1636
Incursões de bandeirantes paulistas no Vale do Taquari
O princípio da colonização brasileira baseava-se na produção de açúcar destinado ao mercado externo. O litoral nordestino concentrava os principais engenhos que utilizavam a mão de obra escrava. A Capitania de São Vicente (São Paulo), por sua vez, apresentava outro modelo. Diferente dos produtores nordestinos de cana-de-açúcar, os paulistas deram as costas para o circuito comercial do Atlântico e ao modelo agroexportador. Com outra forma de organização empresarial, ficaram eles próprios a constituir a sua força de trabalho. Essa especificidade permite explicar a figura do bandeirante.
O desenvolvimento econômico da Capitania de São Vicente era mais singelo do que o das outras capitanias do Brasil Colônia. Vários fatores fizeram o colonizador preferir o planalto e o sertão em vez do litoral vicentino. Entre eles, a localização da Capitania, cujas condições naturais não eram propícias. A estreiteza da sua faixa litorânea e a má qualidade do solo agiam como obstáculos para a efetivação do empreendimento açucareiro. Outro fator era a distância de São Vicente dos centros consumidores europeus de produtos tropicais. Em comparação com Pernambuco, São Vicente ficava mais distante da Europa. Na época, essa distância gerava um acréscimo importante nos custos de transporte de mercadorias.
Como os paulistas necessitavam de braços para o trabalho e não dispunham de recursos financeiros para adquirir escravizados vindos da África, a solução pensada foi escravizar indígenas. No Brasil Colônia, foi a partir de São Paulo que se organizaram as maiores e mais numerosas bandeiras, que tiveram o seu auge entre 1580 e 1640.
Essas bandeiras dizimaram várias aldeias no sul do Brasil, especialmente nas regiões do Guairá (no Paraná) e do Tape (no Rio Grande do Sul). Embora as expedições adentraram os sertões com o propósito de buscar mão de obra indígena para tocar os empreendimentos agrícolas de São Paulo, existia também, por parte do explorador, a ideia de encontrar metais e pedras preciosas.

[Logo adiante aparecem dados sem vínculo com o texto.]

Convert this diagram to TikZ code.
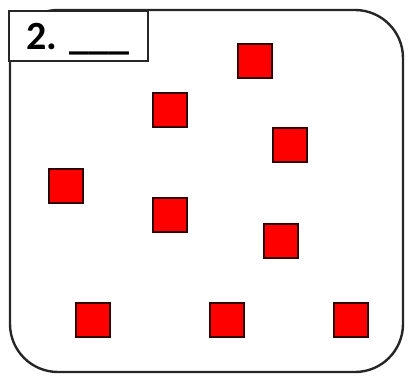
\documentclass[tikz,border=0pt]{standalone}
\usepackage{fontspec}
\setmainfont{Carlito}
\usepackage{tikz}
\usetikzlibrary{positioning}

\tikzset{
  redsq/.style={draw=black!80!red, fill=red, line width=1.4pt, minimum size=34pt, inner sep=0pt},
  frame/.style={draw=black!85, line width=2.4pt, rounded corners=48pt},
  labelbox/.style={draw=black!85, fill=white, line width=2pt, minimum width=139pt, minimum height=50pt, inner sep=0pt},
}

\begin{document}
\begin{tikzpicture}[x=1pt,y=-1pt]
\useasboundingbox (0,0) rectangle (409,377);
% outer frame
\draw[frame] (10,10) rectangle (403,372);
% label box
\node[labelbox, anchor=north west] (label) at (8,10) {};
\node[anchor=base west, inner sep=0pt, font=\bfseries\fontsize{40}{40}\selectfont] (num) at (26,50) {2. \_\_\_};
% red squares
\foreach \x/\y [count=\i] in {255/61,170/110,290/145,66/186,170/215,281/241,
    93/320,227/320,351/320}
    \node[redsq] (sq\i) at (\x,\y) {};
\end{tikzpicture}
\end{document}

Desenho de um acampamento bandeirante [s.d.].
Fonte: Biblioteca Nacional (Domínio Público).

Planícies do Rio Taquari-Antas no município de Colinas. Paisagem desbravada pelos bandeirantes paulistas que circularam pelo Vale do Taquari entre 1636 e 1637.
Fonte: Acervo do Laboratório de Arqueologia da Univates.
Não se sabe ao certo a época em que os bandeirantes chegaram no Rio Grande do Sul, provavelmente foi no início do século 17, mas é a partir da década de 1630 que as expedições se intensificam. As bandeiras comandadas por Antônio Raposo Tavares, Fernão Camargo, Francisco Bueno, André Fernandes e Fernão Dias Pais aprisionaram milhares de indígenas em um curto espaço de tempo e promoveram um enorme déficit populacional nas sociedades indígenas do estado, especialmente entre os Guarani.
No Vale do Taquari, o bandeirante Antônio Raposo Tavares estabeleceu um acampamento às margens do Rio Taquari-Antas, onde hoje é Colinas, e ali ficou por quase um ano, entre 1636 e 1638. Conforme registros, teria construído paliçadas, que são conjuntos de estacas de madeira fincadas verticalmente no terreno, para defesa e aprisionamento de indígenas. A partir desta base, teria atacado diversas aldeias Guarani da região. Além das investidas contra as aldeias, Raposo Tavares realizou ataques às reduções jesuíticas de Jesus Maria José, São Joaquim e São Cristóvão.
No ano seguinte, em 1637, uma campanha chefiada por André Fernandes também circulou pelo Vale com o mesmo propósito. Essa bandeira saiu de São Paulo sob comando de Francisco Bueno, que acabou morto no sertão. Em maio de 1637, a bandeira já estava sediada às margens do Rio Taquari-Antas, provavelmente no mesmo local onde Raposo Tavares ergueu as paliçadas. Além de ataques às aldeias indígenas no Vale do Taquari, Fernandes atacou a redução de Santa Teresa (Passo Fundo) em dezembro de 1637.

Localização das reduções jesuíticas atacadas pela bandeira de Raposo Tavares em 1636.
Fonte: Kreutz (2015) baseado em estudos do arqueólogo Pedro Augusto Mentz Ribeiro.